[Begin]

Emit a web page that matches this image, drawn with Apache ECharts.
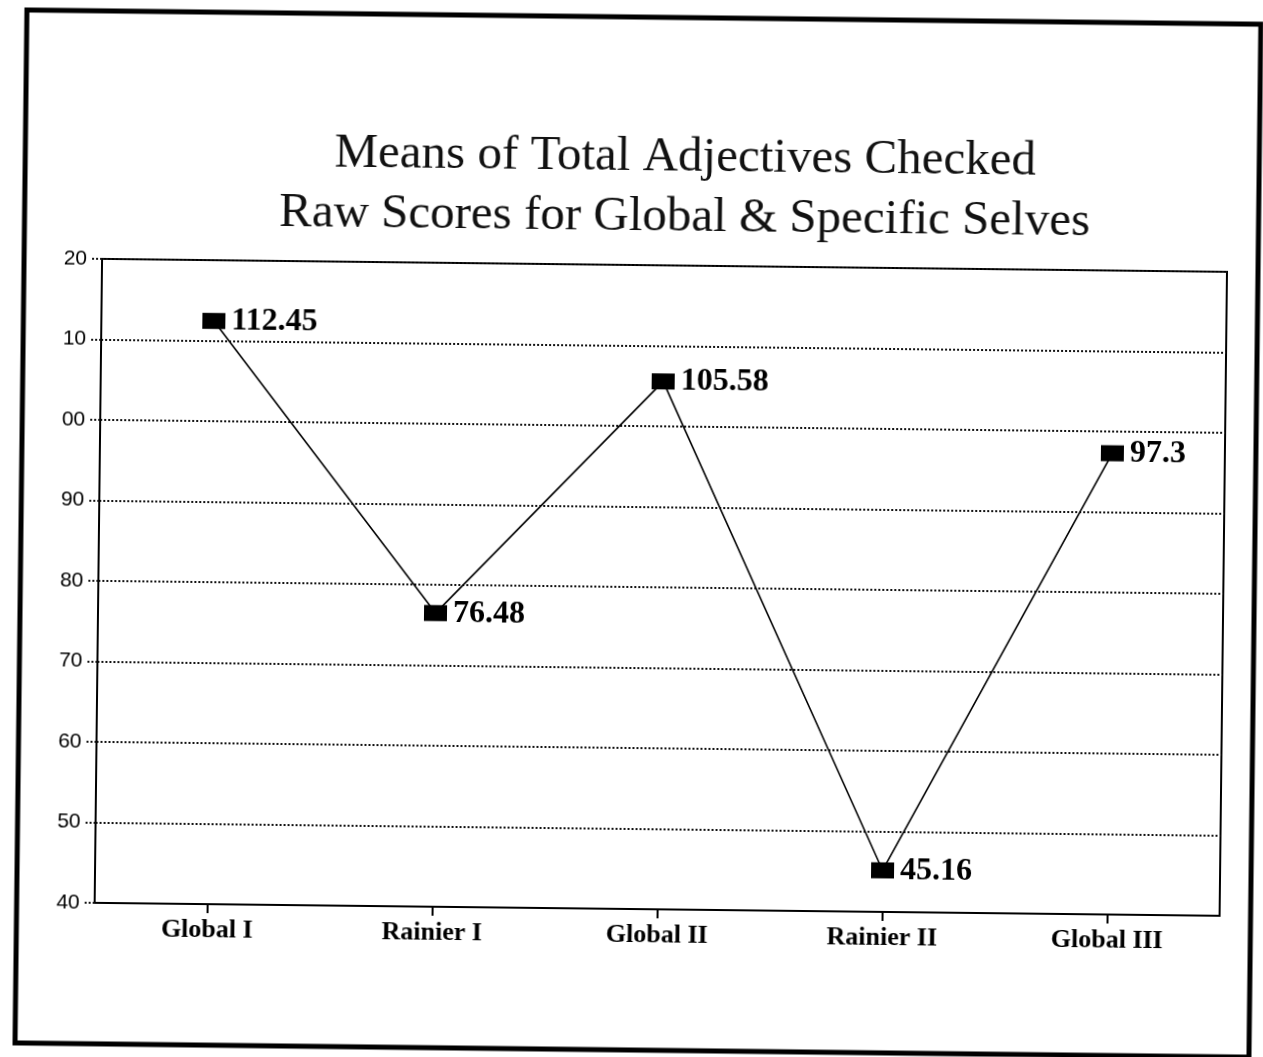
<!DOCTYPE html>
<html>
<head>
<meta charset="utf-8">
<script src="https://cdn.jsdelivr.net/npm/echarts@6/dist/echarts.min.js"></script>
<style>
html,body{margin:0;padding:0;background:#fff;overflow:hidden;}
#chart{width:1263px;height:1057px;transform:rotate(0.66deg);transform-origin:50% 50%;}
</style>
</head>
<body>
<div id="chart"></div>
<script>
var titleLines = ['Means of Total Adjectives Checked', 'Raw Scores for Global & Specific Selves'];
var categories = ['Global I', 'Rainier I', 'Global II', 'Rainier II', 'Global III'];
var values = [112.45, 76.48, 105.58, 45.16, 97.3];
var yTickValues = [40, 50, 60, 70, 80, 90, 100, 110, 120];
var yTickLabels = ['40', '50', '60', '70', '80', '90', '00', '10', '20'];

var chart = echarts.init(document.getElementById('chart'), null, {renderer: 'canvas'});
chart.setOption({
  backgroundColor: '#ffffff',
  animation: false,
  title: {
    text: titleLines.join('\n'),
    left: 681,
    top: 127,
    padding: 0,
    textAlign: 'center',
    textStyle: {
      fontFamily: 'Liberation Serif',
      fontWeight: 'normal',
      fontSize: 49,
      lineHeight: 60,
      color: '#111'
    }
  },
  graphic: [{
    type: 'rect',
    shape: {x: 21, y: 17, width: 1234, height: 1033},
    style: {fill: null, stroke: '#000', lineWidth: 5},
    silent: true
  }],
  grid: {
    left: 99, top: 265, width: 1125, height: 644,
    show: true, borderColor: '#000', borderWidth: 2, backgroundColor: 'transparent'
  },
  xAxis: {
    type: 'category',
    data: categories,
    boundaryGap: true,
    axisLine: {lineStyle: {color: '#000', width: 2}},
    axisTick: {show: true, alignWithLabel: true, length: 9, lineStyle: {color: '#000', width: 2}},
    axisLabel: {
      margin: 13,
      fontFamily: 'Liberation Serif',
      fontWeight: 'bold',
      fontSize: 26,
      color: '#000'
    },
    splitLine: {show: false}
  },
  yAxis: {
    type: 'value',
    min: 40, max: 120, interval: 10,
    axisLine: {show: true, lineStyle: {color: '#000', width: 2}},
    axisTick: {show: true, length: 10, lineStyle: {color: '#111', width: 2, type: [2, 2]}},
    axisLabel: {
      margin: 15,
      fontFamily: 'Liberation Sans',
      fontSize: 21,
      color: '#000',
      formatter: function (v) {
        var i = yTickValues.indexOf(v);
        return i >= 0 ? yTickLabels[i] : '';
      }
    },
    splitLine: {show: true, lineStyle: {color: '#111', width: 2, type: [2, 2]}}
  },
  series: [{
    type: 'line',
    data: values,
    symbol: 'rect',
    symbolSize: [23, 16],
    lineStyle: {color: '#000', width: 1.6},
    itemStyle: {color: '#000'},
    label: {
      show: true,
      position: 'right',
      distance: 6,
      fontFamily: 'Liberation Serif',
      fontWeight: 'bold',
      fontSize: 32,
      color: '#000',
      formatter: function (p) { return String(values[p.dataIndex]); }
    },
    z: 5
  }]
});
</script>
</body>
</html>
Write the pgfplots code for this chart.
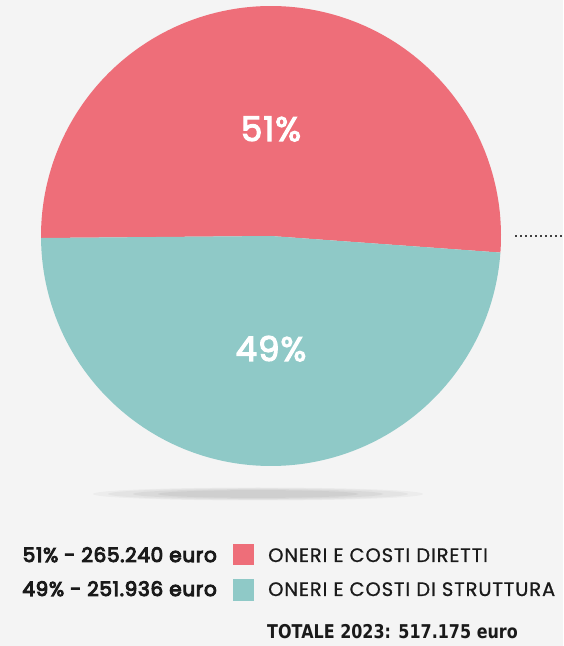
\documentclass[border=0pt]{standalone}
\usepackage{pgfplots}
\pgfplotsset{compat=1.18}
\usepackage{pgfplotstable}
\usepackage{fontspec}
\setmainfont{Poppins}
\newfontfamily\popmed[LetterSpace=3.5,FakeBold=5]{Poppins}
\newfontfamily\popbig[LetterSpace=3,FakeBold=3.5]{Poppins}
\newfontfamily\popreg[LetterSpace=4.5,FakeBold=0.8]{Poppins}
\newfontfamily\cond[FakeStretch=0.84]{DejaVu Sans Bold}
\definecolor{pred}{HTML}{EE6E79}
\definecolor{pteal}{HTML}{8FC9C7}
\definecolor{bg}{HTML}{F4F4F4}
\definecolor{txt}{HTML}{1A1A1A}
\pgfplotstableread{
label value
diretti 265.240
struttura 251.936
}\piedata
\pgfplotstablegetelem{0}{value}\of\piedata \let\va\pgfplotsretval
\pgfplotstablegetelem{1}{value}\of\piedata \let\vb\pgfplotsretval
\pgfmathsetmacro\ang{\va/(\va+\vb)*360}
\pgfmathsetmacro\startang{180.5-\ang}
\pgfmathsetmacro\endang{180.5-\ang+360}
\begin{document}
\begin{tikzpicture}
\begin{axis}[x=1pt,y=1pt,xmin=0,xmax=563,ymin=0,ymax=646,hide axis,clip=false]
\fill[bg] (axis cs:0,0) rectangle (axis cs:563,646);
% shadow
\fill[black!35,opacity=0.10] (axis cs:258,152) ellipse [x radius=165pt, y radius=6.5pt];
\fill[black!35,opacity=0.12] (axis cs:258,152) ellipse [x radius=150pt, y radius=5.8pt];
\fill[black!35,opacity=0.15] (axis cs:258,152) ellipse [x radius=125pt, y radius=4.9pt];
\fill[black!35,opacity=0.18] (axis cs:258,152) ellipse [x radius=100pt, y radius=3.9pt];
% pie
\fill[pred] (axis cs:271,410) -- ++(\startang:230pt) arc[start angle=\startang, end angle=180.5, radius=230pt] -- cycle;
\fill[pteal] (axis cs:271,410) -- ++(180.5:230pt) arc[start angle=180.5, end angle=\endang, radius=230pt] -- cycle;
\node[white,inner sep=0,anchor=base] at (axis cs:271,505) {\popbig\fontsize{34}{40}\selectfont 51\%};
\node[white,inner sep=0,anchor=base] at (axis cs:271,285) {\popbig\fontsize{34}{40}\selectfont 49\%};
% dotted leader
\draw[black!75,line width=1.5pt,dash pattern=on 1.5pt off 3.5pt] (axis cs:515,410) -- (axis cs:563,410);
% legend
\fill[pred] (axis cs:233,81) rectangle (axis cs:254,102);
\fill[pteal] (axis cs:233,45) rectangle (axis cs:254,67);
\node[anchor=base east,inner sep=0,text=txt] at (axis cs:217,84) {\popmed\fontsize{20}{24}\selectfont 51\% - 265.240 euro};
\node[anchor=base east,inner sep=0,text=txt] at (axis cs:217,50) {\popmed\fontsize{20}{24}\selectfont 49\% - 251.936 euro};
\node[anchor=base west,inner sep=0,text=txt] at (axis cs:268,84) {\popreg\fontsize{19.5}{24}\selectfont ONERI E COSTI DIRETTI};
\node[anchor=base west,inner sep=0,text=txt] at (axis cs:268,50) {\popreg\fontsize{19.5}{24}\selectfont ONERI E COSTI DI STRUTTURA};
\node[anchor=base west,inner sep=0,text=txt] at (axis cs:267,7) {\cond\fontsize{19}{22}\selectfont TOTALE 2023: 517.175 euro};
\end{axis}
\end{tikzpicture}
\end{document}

[End]

SET TASK: Every line should be retyped exactly, with the pictures omitted.

TASK OUTPUT:
Emit a web page that matches this image, drawn with Apache ECharts.
<!DOCTYPE html>
<html>
<head>
<meta charset="utf-8">
<script src="https://cdn.jsdelivr.net/npm/echarts@6/dist/echarts.min.js"></script>
<style>
html,body{margin:0;padding:0;background:#fff;overflow:hidden;}
#chart{width:1263px;height:1057px;transform:rotate(0.66deg);transform-origin:50% 50%;}
</style>
</head>
<body>
<div id="chart"></div>
<script>
var titleLines = ['Means of Total Adjectives Checked', 'Raw Scores for Global & Specific Selves'];
var categories = ['Global I', 'Rainier I', 'Global II', 'Rainier II', 'Global III'];
var values = [112.45, 76.48, 105.58, 45.16, 97.3];
var yTickValues = [40, 50, 60, 70, 80, 90, 100, 110, 120];
var yTickLabels = ['40', '50', '60', '70', '80', '90', '00', '10', '20'];

var chart = echarts.init(document.getElementById('chart'), null, {renderer: 'canvas'});
chart.setOption({
  backgroundColor: '#ffffff',
  animation: false,
  title: {
    text: titleLines.join('\n'),
    left: 681,
    top: 127,
    padding: 0,
    textAlign: 'center',
    textStyle: {
      fontFamily: 'Liberation Serif',
      fontWeight: 'normal',
      fontSize: 49,
      lineHeight: 60,
      color: '#111'
    }
  },
  graphic: [{
    type: 'rect',
    shape: {x: 21, y: 17, width: 1234, height: 1033},
    style: {fill: null, stroke: '#000', lineWidth: 5},
    silent: true
  }],
  grid: {
    left: 99, top: 265, width: 1125, height: 644,
    show: true, borderColor: '#000', borderWidth: 2, backgroundColor: 'transparent'
  },
  xAxis: {
    type: 'category',
    data: categories,
    boundaryGap: true,
    axisLine: {lineStyle: {color: '#000', width: 2}},
    axisTick: {show: true, alignWithLabel: true, length: 9, lineStyle: {color: '#000', width: 2}},
    axisLabel: {
      margin: 13,
      fontFamily: 'Liberation Serif',
      fontWeight: 'bold',
      fontSize: 26,
      color: '#000'
    },
    splitLine: {show: false}
  },
  yAxis: {
    type: 'value',
    min: 40, max: 120, interval: 10,
    axisLine: {show: true, lineStyle: {color: '#000', width: 2}},
    axisTick: {show: true, length: 10, lineStyle: {color: '#111', width: 2, type: [2, 2]}},
    axisLabel: {
      margin: 15,
      fontFamily: 'Liberation Sans',
      fontSize: 21,
      color: '#000',
      formatter: function (v) {
        var i = yTickValues.indexOf(v);
        return i >= 0 ? yTickLabels[i] : '';
      }
    },
    splitLine: {show: true, lineStyle: {color: '#111', width: 2, type: [2, 2]}}
  },
  series: [{
    type: 'line',
    data: values,
    symbol: 'rect',
    symbolSize: [23, 16],
    lineStyle: {color: '#000', width: 1.6},
    itemStyle: {color: '#000'},
    label: {
      show: true,
      position: 'right',
      distance: 6,
      fontFamily: 'Liberation Serif',
      fontWeight: 'bold',
      fontSize: 32,
      color: '#000',
      formatter: function (p) { return String(values[p.dataIndex]); }
    },
    z: 5
  }]
});
</script>
</body>
</html>
Write the pgfplots code for this chart.
\documentclass[border=0pt]{standalone}
\usepackage{pgfplots}
\pgfplotsset{compat=1.18}
\usepackage{pgfplotstable}
\usepackage{fontspec}
\setmainfont{Poppins}
\newfontfamily\popmed[LetterSpace=3.5,FakeBold=5]{Poppins}
\newfontfamily\popbig[LetterSpace=3,FakeBold=3.5]{Poppins}
\newfontfamily\popreg[LetterSpace=4.5,FakeBold=0.8]{Poppins}
\newfontfamily\cond[FakeStretch=0.84]{DejaVu Sans Bold}
\definecolor{pred}{HTML}{EE6E79}
\definecolor{pteal}{HTML}{8FC9C7}
\definecolor{bg}{HTML}{F4F4F4}
\definecolor{txt}{HTML}{1A1A1A}
\pgfplotstableread{
label value
diretti 265.240
struttura 251.936
}\piedata
\pgfplotstablegetelem{0}{value}\of\piedata \let\va\pgfplotsretval
\pgfplotstablegetelem{1}{value}\of\piedata \let\vb\pgfplotsretval
\pgfmathsetmacro\ang{\va/(\va+\vb)*360}
\pgfmathsetmacro\startang{180.5-\ang}
\pgfmathsetmacro\endang{180.5-\ang+360}
\begin{document}
\begin{tikzpicture}
\begin{axis}[x=1pt,y=1pt,xmin=0,xmax=563,ymin=0,ymax=646,hide axis,clip=false]
\fill[bg] (axis cs:0,0) rectangle (axis cs:563,646);
% shadow
\fill[black!35,opacity=0.10] (axis cs:258,152) ellipse [x radius=165pt, y radius=6.5pt];
\fill[black!35,opacity=0.12] (axis cs:258,152) ellipse [x radius=150pt, y radius=5.8pt];
\fill[black!35,opacity=0.15] (axis cs:258,152) ellipse [x radius=125pt, y radius=4.9pt];
\fill[black!35,opacity=0.18] (axis cs:258,152) ellipse [x radius=100pt, y radius=3.9pt];
% pie
\fill[pred] (axis cs:271,410) -- ++(\startang:230pt) arc[start angle=\startang, end angle=180.5, radius=230pt] -- cycle;
\fill[pteal] (axis cs:271,410) -- ++(180.5:230pt) arc[start angle=180.5, end angle=\endang, radius=230pt] -- cycle;
\node[white,inner sep=0,anchor=base] at (axis cs:271,505) {\popbig\fontsize{34}{40}\selectfont 51\%};
\node[white,inner sep=0,anchor=base] at (axis cs:271,285) {\popbig\fontsize{34}{40}\selectfont 49\%};
% dotted leader
\draw[black!75,line width=1.5pt,dash pattern=on 1.5pt off 3.5pt] (axis cs:515,410) -- (axis cs:563,410);
% legend
\fill[pred] (axis cs:233,81) rectangle (axis cs:254,102);
\fill[pteal] (axis cs:233,45) rectangle (axis cs:254,67);
\node[anchor=base east,inner sep=0,text=txt] at (axis cs:217,84) {\popmed\fontsize{20}{24}\selectfont 51\% - 265.240 euro};
\node[anchor=base east,inner sep=0,text=txt] at (axis cs:217,50) {\popmed\fontsize{20}{24}\selectfont 49\% - 251.936 euro};
\node[anchor=base west,inner sep=0,text=txt] at (axis cs:268,84) {\popreg\fontsize{19.5}{24}\selectfont ONERI E COSTI DIRETTI};
\node[anchor=base west,inner sep=0,text=txt] at (axis cs:268,50) {\popreg\fontsize{19.5}{24}\selectfont ONERI E COSTI DI STRUTTURA};
\node[anchor=base west,inner sep=0,text=txt] at (axis cs:267,7) {\cond\fontsize{19}{22}\selectfont TOTALE 2023: 517.175 euro};
\end{axis}
\end{tikzpicture}
\end{document}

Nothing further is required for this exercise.